Gölgelerin Kullanım Alanları
Olasılık ve İstatistik Epistemolojisine devam edecek olursak… Değinmek istediğimiz, gözümüze ilk çarpan şeylerden birisi de, İstatistik metodlarının indirgemeci yaklaşımıdır. İstatistikçi, Gerçek Dünya’dan “veri toplar”. Gerçeklik’in bir “iz-düşümünün”, hatta sadece odaklanılan oldukça kısıtlı bir alandaki bir Manzara’nın “iz-düşümünün” alınması işidir, “veri toplama işi”. Bu durumda, İstatistikçi’nin topladığı “veri”, Gerçeklik’in bir gölgesinin gölgesinden ibarettir.
Burada, İstatistik’in gerçek Epistemik değerini belirlemek için, artık şu soruyu sormamız gerekmektedir: Bir Gölge, ne işe yarar?
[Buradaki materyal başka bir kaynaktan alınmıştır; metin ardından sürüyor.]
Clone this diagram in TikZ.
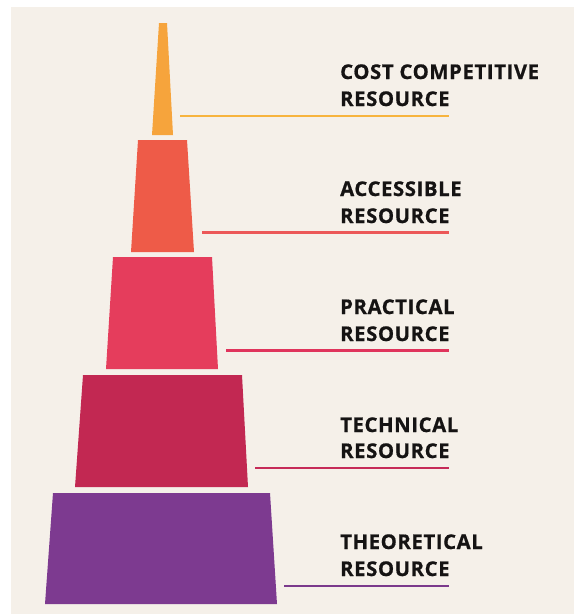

Yani; neden Gerçek olanın bir Gölge’sini çıkartmak isteyeyim? Bir Gölge, tam olarak ne amaç ile kullanılabilir?
Bu soruları cevaplamak için, önce bir Gölge’nin ne amaçla “kullanılamayacağını” düşünelim. Açıktır ki, gözümüzün önündeki Gerçek’i anlamak için, Gölge’sinden faydalanmak pek verimli değildir. Zira Gölge, Gerçek’in pek çok özelliğini “karartır” ve onun ancak bir silüetinden ibarettir.
Bunun gibi, İstatistik biliminde kullanılan, bu “toplanan veri”ler de, ancak Gerçek olanın “kaba bir silüetini” çıkarmak için kullanılabilir. Artık kim, neden böyle bir şey yapmak istiyorsa.
Buradan sonra, artık diyebiliriz ki; İstatistik metodları, “Gerçeklik’in anlaşılması gayesi” ile kullanılmak için oldukça verimsizdir.
Peki o zaman, İstatistik’in haklı, meşru ve verimli kullanımı ne olabilir? Olasılık ve İstatistik metodlarının kontrol etme gayesi taşıdığını söylemiştik. Gerçekten de, İstatistik ancak bu kontrol gayesi açıkça ve dürüstçe kabul edildiğinde kendine meşru ve verimli bir faaliyet alanı ediniyor gibi görünüyor. Ki tarih sahnesine de ilk bu amaç ile çıkmıştır.
Kontrol etme niyetinin, ancak cansız objeler üzerinde tam bir haklılık edindiğini düşünüyoruz. Misal, üretilen bir Ürün’ün, Sınır’ları belirlenmeli ve kontrol edilmelidir. Ki burada İstatistik’in alanını daha da daraltıp, doğal ve yapay Ürün’ler için de bir ayrım yapabiliriz. Zira ne zaman Canlılık söz konusu olsa, artık bu Canlı’nın verdiğ ürünlere de, basitçe bu Canlı ile alakasız bir cansız obje muamelesi yapamayız. Bu tip durumlarda da İstatistik biliminden faydalanırken, tam olarak neleri Sınır’landırdığımızın farkında olmamız gerekir.
Sonuç olarak şunları diyeceğiz; İstatistik’in kullanımı ancak bir Tasarım söz konusu olduğunda ve cansız objelere bu Tasarım’a uygun biçimde Şekil verilmesi gerektiğinde meşrudur. Önceki yazılarımızda verdiğimiz “taş oymacı” örneğini hatırlayalım. Buna benzer biçimde; İstatistik, “Gerçeklik’in gölgesinin gölgesini” kullanarak, cansız objelere bir Tasarım’a yönelik Şekil verilmesi gerektiğinde, doğru Faaliyet Alanı içindedir.
Bunun haricinde, İnsan’lar üzerindeki kullanımını gerçekten “taş oymacı” örneğimize benzetiyoruz. Eğer Şekil verme gayesi ile değilse, bu sefer “gölgelerden anlam çıkarma” söz konusudur. Ki bu da ancak Gerçek’in “kabataslak bir silüetini” çıkarmak için kullanılabilir.